Why a fast food stock could be Wall Street’s next short squeeze

by Buzz Street Times

The stock of Jack in the Box could soon live up to its name.

Rising short interest in shares of the West Coast-based fast-food chain appears to be setting the stock up for a short squeeze, Danielle Shay, director of options at Simpler Trading, told CNBC’s “Trading Nation” on Friday.

“I like Jack in the Box here, but for a short-term options trade,” Shay said.

Though the stock is not far off its all-time highs, which would usually preclude Shay from buying in, she made an exception on account of the unusual activity. Jack in the Box currently has 9.2% short interest, according to FactSet.
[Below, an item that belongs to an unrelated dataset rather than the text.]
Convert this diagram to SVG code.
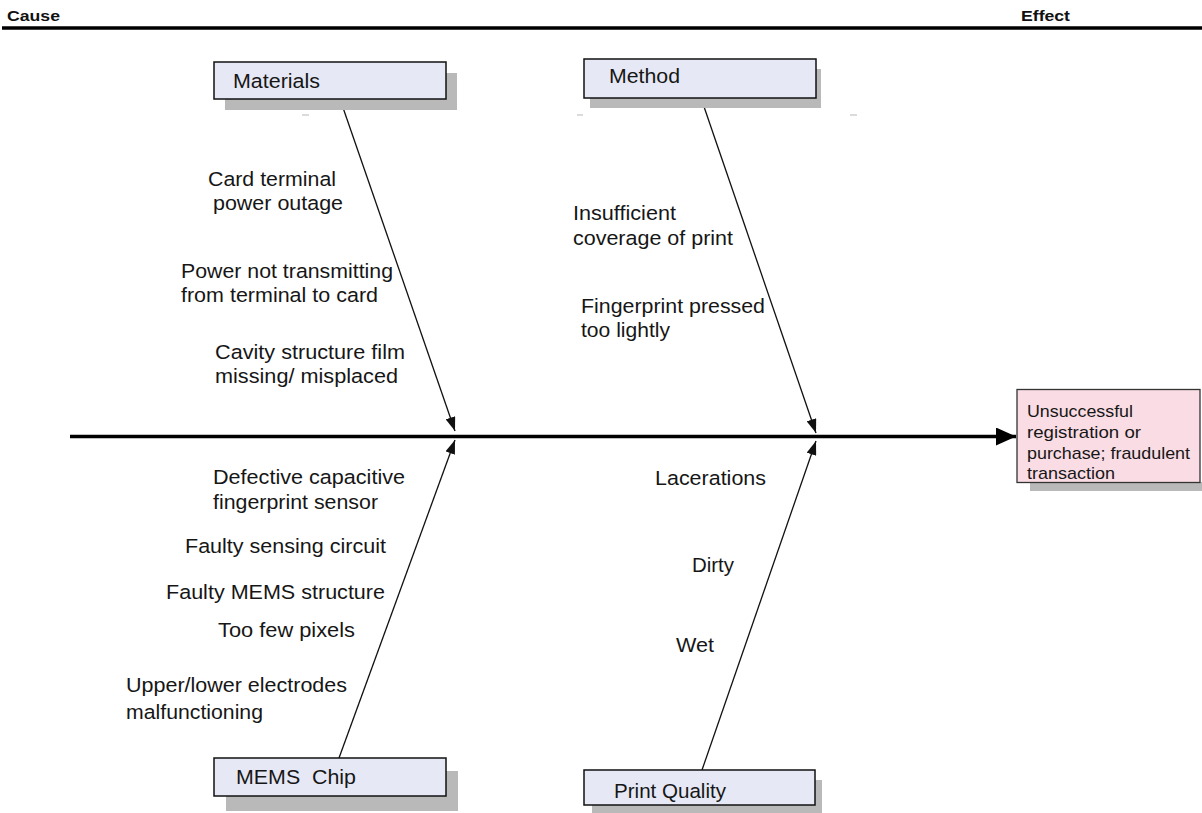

“With something like this that has short interest, it does have the potential for a short squeeze and it has earnings coming up,” Shay said. “For that reason, I do like to trade shorter-dated calls in the earnings series. That way, I can take advantage of just the momentum going into the earnings report and the rise in [implied volatility].”

For investors seeking a longer-term trade in the space, Shay suggested the stock of McDonald’s.

“If you look at a weekly chart of McDonald’s, it has been consolidating for quite some time. I do believe that that consolidation is going to break out to the upside. I’m targeting $240,” she said. “It’s a little bit more of a long-term trade, so, you could sell put credit spreads on a regular basis [or] buy long calls 90-120 days out.”

McDonald’s shares ended trading down less than half of 1% at $213.90 on Friday.

“It’s going to take a while for restaurants that depend on indoor dining,” Shay said. “People are going to be concerned about going. They’re not able to open up at full capacity. … For me personally, I would rather focus on the fast-food chains that their model already is specifically focused on drive-thru.”

Limited-service restaurants are a better bet than their full-service counterparts right now, Piper Sandler’s Craig Johnson agreed.

“That’s where you’re starting to see some of the same-store sales comps really showing to be positive,” he said in the same “Trading Nation” interview, pointing to a chart of Chipotle Mexican Grill.

“This has been a long-term winner. It’s a name that we’ve owned in our model portfolio for some time and we still think it should be bought,” Johnson said, noting that the stock is above its 50 and 200-day moving averages, in an upward channel and showing strong performance relative to the S&P 500.

“This stock looks like it still has more room to run,” he said. Chipotle ended trading down 1% on Friday.

Johnson’s second pick was the stock of Chili’s parent Brinker International.

“On a weekly chart looking back a handful of years, you’ll see that you’ve finally reversed a downtrend off of those ’14 highs and now we’re breaking out to new highs,” he said.

Brinker’s performance is also strengthening relative to the S&P, “providing confirmation to us that there is something positive happening here,” Johnson said. Brinker shares closed about half of 1% lower on Friday.

“It looks like a lot of these restaurants are looking in really good technical shape for another leg higher,” Johnson said.

New York City restaurants reopened for indoor dining at 25% capacity on Friday.